** Start of DATASET ENTRIES **
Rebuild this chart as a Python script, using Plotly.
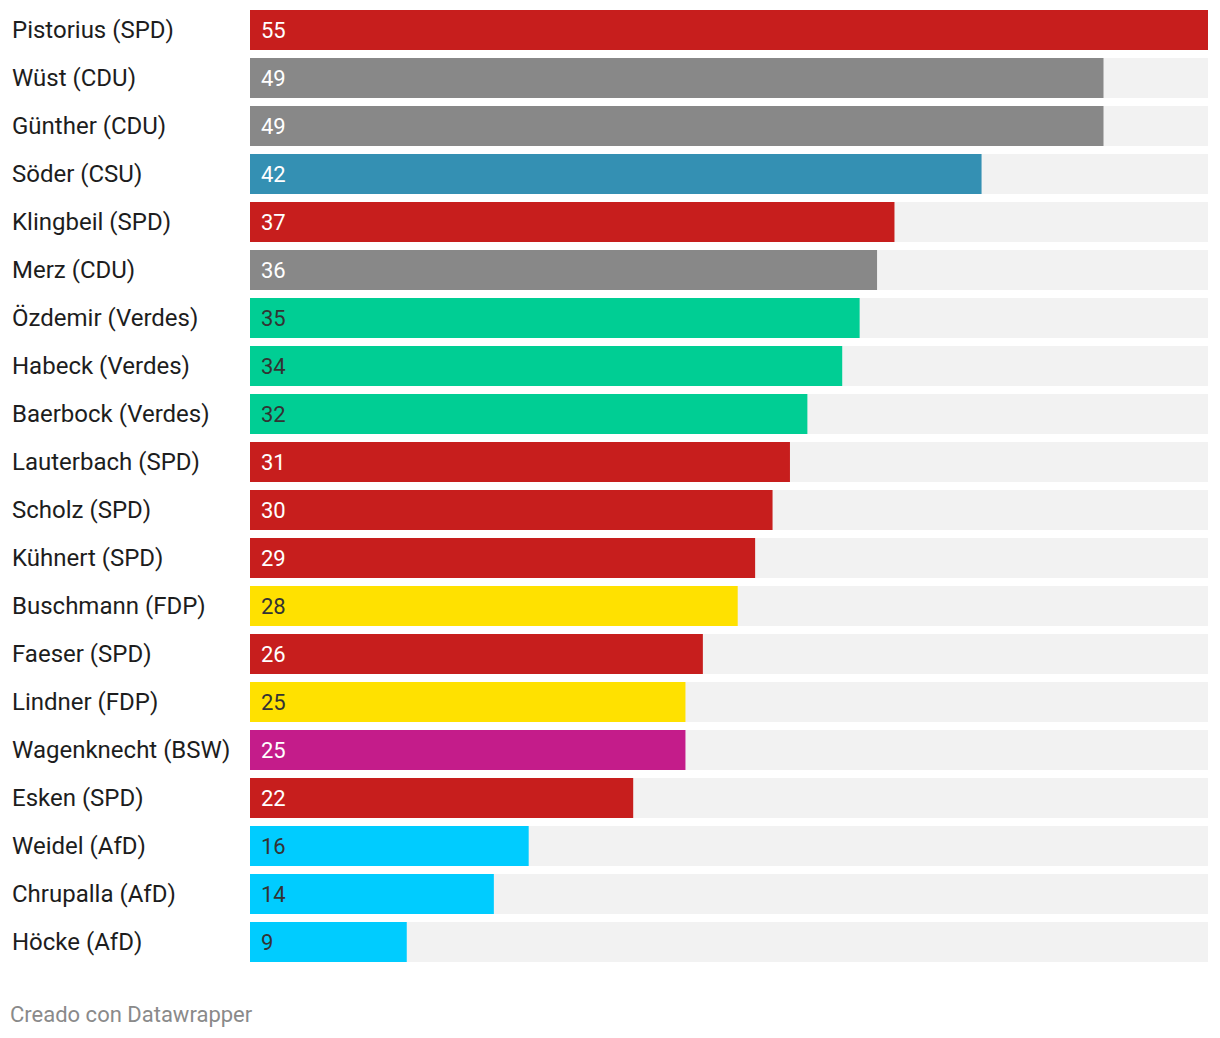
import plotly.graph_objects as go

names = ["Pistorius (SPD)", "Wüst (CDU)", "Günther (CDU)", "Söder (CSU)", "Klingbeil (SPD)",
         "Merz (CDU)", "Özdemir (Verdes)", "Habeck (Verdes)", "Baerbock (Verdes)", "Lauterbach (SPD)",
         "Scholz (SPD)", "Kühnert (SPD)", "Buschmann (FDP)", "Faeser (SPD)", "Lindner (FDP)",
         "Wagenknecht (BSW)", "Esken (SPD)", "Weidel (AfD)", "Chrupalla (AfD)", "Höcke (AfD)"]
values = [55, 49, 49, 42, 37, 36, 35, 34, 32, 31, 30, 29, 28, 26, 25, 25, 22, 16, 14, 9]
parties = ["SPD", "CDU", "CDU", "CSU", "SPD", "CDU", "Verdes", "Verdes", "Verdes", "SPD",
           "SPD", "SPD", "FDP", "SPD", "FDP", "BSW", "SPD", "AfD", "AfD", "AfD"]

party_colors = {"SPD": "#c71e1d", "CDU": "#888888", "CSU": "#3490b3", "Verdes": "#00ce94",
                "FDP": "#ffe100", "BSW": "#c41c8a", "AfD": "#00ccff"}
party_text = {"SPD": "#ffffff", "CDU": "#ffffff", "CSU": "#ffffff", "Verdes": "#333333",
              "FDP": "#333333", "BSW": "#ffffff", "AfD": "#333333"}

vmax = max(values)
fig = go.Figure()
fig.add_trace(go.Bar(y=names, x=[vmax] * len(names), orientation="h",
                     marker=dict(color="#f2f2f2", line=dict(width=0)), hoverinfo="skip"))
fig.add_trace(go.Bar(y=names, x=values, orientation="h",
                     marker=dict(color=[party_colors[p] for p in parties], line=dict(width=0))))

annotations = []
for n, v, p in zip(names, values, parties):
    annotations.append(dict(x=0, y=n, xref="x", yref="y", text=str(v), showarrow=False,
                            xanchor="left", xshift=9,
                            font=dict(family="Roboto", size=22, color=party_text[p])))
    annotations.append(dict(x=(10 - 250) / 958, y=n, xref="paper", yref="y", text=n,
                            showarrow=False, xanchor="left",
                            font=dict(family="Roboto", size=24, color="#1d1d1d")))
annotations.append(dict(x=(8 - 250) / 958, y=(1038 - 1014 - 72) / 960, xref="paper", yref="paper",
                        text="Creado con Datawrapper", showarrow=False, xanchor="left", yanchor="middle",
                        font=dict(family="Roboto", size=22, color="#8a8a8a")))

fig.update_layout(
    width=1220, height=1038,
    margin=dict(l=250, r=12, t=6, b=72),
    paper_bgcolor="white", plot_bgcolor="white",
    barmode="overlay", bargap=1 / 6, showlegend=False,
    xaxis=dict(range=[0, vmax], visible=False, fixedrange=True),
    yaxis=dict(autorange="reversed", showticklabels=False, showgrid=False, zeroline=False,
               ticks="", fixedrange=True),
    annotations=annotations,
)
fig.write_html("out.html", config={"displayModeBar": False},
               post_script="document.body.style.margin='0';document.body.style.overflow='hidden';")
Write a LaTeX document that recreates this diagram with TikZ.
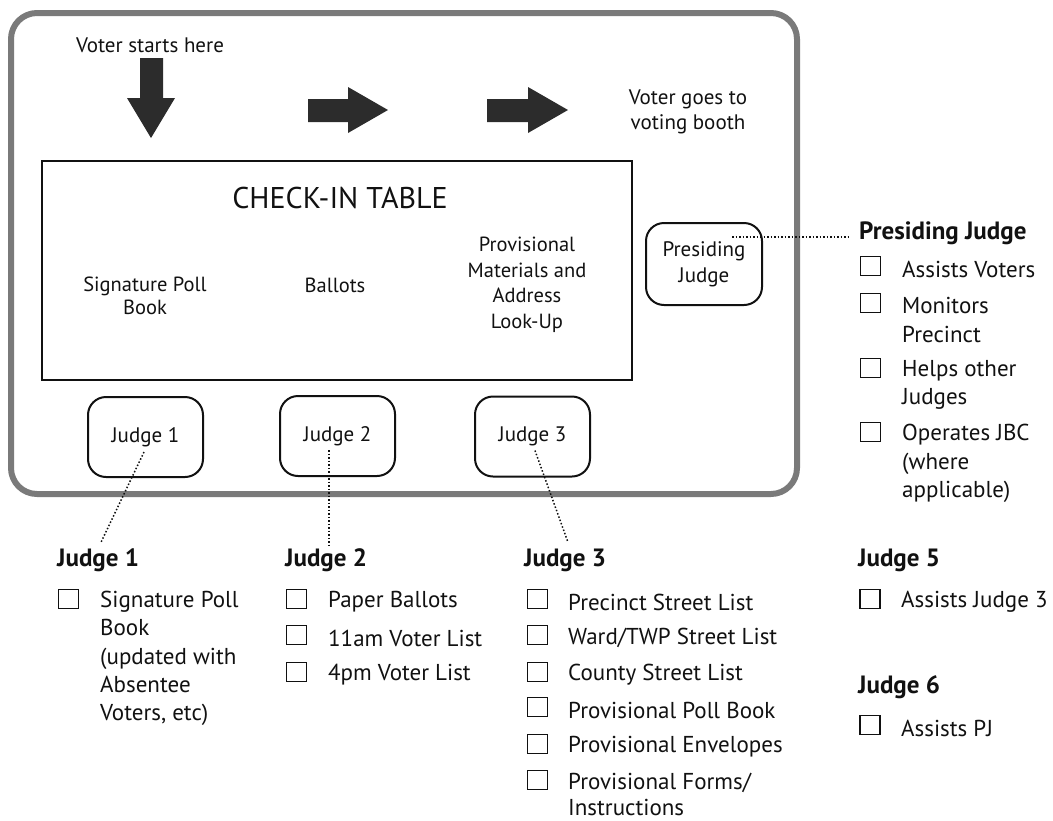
** End of DATASET ENTRIES **
» EXERCISE BRIEF: Stop after the line containing "marker=dict(color=[party_colors[p] for p": copy the records exactly from the first line up to there, leaving pictures out.

» FULL SOLUTION:
Rebuild this chart as a Python script, using Plotly.
import plotly.graph_objects as go

names = ["Pistorius (SPD)", "Wüst (CDU)", "Günther (CDU)", "Söder (CSU)", "Klingbeil (SPD)",
         "Merz (CDU)", "Özdemir (Verdes)", "Habeck (Verdes)", "Baerbock (Verdes)", "Lauterbach (SPD)",
         "Scholz (SPD)", "Kühnert (SPD)", "Buschmann (FDP)", "Faeser (SPD)", "Lindner (FDP)",
         "Wagenknecht (BSW)", "Esken (SPD)", "Weidel (AfD)", "Chrupalla (AfD)", "Höcke (AfD)"]
values = [55, 49, 49, 42, 37, 36, 35, 34, 32, 31, 30, 29, 28, 26, 25, 25, 22, 16, 14, 9]
parties = ["SPD", "CDU", "CDU", "CSU", "SPD", "CDU", "Verdes", "Verdes", "Verdes", "SPD",
           "SPD", "SPD", "FDP", "SPD", "FDP", "BSW", "SPD", "AfD", "AfD", "AfD"]

party_colors = {"SPD": "#c71e1d", "CDU": "#888888", "CSU": "#3490b3", "Verdes": "#00ce94",
                "FDP": "#ffe100", "BSW": "#c41c8a", "AfD": "#00ccff"}
party_text = {"SPD": "#ffffff", "CDU": "#ffffff", "CSU": "#ffffff", "Verdes": "#333333",
              "FDP": "#333333", "BSW": "#ffffff", "AfD": "#333333"}

vmax = max(values)
fig = go.Figure()
fig.add_trace(go.Bar(y=names, x=[vmax] * len(names), orientation="h",
                     marker=dict(color="#f2f2f2", line=dict(width=0)), hoverinfo="skip"))
fig.add_trace(go.Bar(y=names, x=values, orientation="h",
                     marker=dict(color=[party_colors[p] for p in parties], line=dict(width=0))))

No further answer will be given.